Wood Warbler

Posted on May 25, 2015


Shortly after dawn the shaggy New Forest ponies shuffle around in the low mist with the cows on the meadow as the sun slowly starts to heat the day. Among the trees the birds are vocally excited by the new day and there is warmth and shelter enough to keep the moisture at bay. The woodland floor still bares a carpet of fallen leaves but unlike a full Beech wood, the predominant mixture of Oak, Beech and Birch allows the sun good opportunity to penetrate and there are patches of Violets and Clovers here and there. Easy to miss, there is also the odd Bluebell, each bearing only two or three flowers, single introductory notes that precede the glorious blue overture to come.

Drifting deeper into the woods the dawn chorus intensifies, the choir only just concealed by the sparse new leaves. Leaves of that perfect, bright green that epitomises the English spring. One song in particular cuts through the chitter chatter; more call than song, it encapsulates the spirit of woodland at this time of year. So clear and distinct, even and regular, it sounds almost artificial, a siren tempting unwary travellers off the paths and into the mysterious depths of the forest. Whilst the song is very familiar, I’m not able to identify it and after scouring the canopy in vein realise that the caller is moving further in to the woods, so I set off in pursuit.

It’s not long before a small stream blocks my path. Although soon to face declassification to muddy ditch, I follow it’s bank to a makeshift bridge where several small boughs lumped together in their combined form offer a rickety but dry crossing. The going gets steeper as the land starts to rise and rattle of a Wood Pecker at work echoes a way off to my left. Ever a satisfying spot I’m tempted to divert but the continuing call ahead keeps me focused. I’m aware now that I’ve come a reasonable distance and start to consciously set landmarks, although trees among trees, there are always some characters that stand out as recognisable and the sight of a child’s part-built den fails to dispel the feeling of certainty that I am alone, or without human company, in the woods.

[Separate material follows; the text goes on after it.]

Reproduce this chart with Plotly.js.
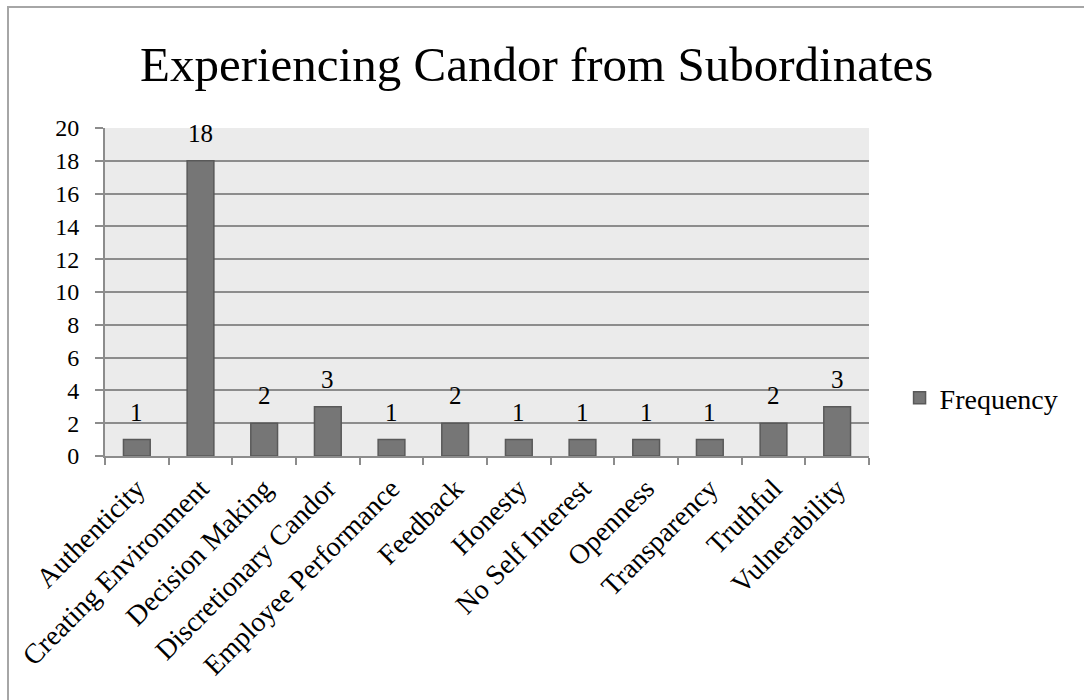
<!DOCTYPE html>
<html>
<head>
<meta charset="utf-8">
<script src="https://cdn.plot.ly/plotly-3.0.1.min.js"></script>
<style>
  html, body { margin: 0; padding: 0; background: #fff; }
  #frame { position: absolute; left: 7px; top: 6px; width: 1090px; height: 710px;
           border-left: 2px solid #a6a6a6; border-top: 2px solid #a6a6a6; }
  #chart { position: absolute; left: 0; top: 0; width: 1084px; height: 700px; }
</style>
</head>
<body>
<div id="frame"></div>
<div id="chart"></div>
<script>
const categories = ["Authenticity", "Creating Environment", "Decision Making", "Discretionary Candor",
  "Employee Performance", "Feedback", "Honesty", "No Self Interest", "Openness",
  "Transparency", "Truthful", "Vulnerability"];
const frequency = [1, 18, 2, 3, 1, 2, 1, 1, 1, 1, 2, 3];
const yTicks = [0, 2, 4, 6, 8, 10, 12, 14, 16, 18, 20];

const FONT = "Liberation Serif, Times New Roman, serif";

const trace = {
  type: "bar",
  name: "Frequency",
  x: categories,
  y: frequency,
  marker: { color: "#767676", line: { color: "#595959", width: 1.5 } },
  showlegend: true
};

// data labels placed through the axes, above each bar
const labels = categories.map((c, i) => ({
  x: c, y: frequency[i], xref: "x", yref: "y",
  text: String(frequency[i]),
  showarrow: false, yanchor: "bottom", xanchor: "center", yshift: 12,
  font: { family: FONT, size: 25, color: "#000" }
}));

const layout = {
  width: 1084, height: 700,
  paper_bgcolor: "rgba(0,0,0,0)",
  plot_bgcolor: "#ebebeb",
  margin: { l: 105, r: 215, t: 128, b: 244 },
  bargap: 0.58,
  annotations: labels,
  title: {
    text: "Experiencing Candor from Subordinates",
    font: { family: FONT, size: 49, color: "#000" },
    x: 0.565, xanchor: "center", y: 0.909, yanchor: "middle", xref: "paper"
  },
  xaxis: {
    type: "category",
    tickangle: -45,
    tickson: "boundaries",
    ticks: "outside", ticklen: 7, tickcolor: "#8c8c8c", tickwidth: 2,
    showline: true, linecolor: "#8c8c8c", linewidth: 2,
    showgrid: false,
    ticklabelstandoff: 3,
    tickfont: { family: FONT, size: 28, color: "#000" },
    automargin: false
  },
  yaxis: {
    range: [0, 20],
    tickvals: yTicks,
    ticktext: yTicks.map(String),
    ticks: "outside", ticklen: 8, tickcolor: "#8c8c8c", tickwidth: 2,
    showline: true, linecolor: "#8c8c8c", linewidth: 2,
    showgrid: true, gridcolor: "#8c8c8c", gridwidth: 2,
    zeroline: false,
    ticklabelstandoff: 11,
    tickfont: { family: FONT, size: 24, color: "#000" },
    automargin: false
  },
  legend: {
    x: 1.04, xanchor: "left", y: 0.177, yanchor: "middle",
    font: { family: FONT, size: 28, color: "#000" },
    bgcolor: "rgba(0,0,0,0)",
    itemwidth: 30
  }
};

Plotly.newPlot("chart", [trace], layout, { displayModeBar: false, staticPlot: true });
</script>
</body>
</html>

With the climb and the brightening of the day the bird song has become far less intense and some moments go by without sound of my quarry. But when it returns it’s close, almost directly above me. A delicate little green and yellow bird that I’m certain is some kind of Warbler. At the very moment I make a positive sighting a second, completely different song, is added to the repertoire. This one is a descending line of notes that accelerate into an intense blur of sound and sends a shimmering dance through the little body, terminated and accentuated by a rapid flitting of the tail feathers. The song combination of the Wood Warbler.

 Warbler 2

I watch on for a time as he switches between tunes, pausing occasionally to flit between favourite perches, before lowering my head to rest my neck and realise that I have no bearing as to which direction I came from. After a while I am the first to leave. Delighted with the encounter I wander down slope, happy to be in the wood, comfortable in it’s sanctuary and confident in it’s guidance. Even if it does inevitably deposit me slightly off course.

I jump across the stream at a narrow spot, the lack of a crossing in the vicinity confirming that this is not exactly the route I took earlier. Suddenly I hear a shout. Children playing. In an instant there are other people in the world again and my link to the woods is unceremoniously seathered, no chance to say goodbye, they watch only silently watch on as I drift away out into the open.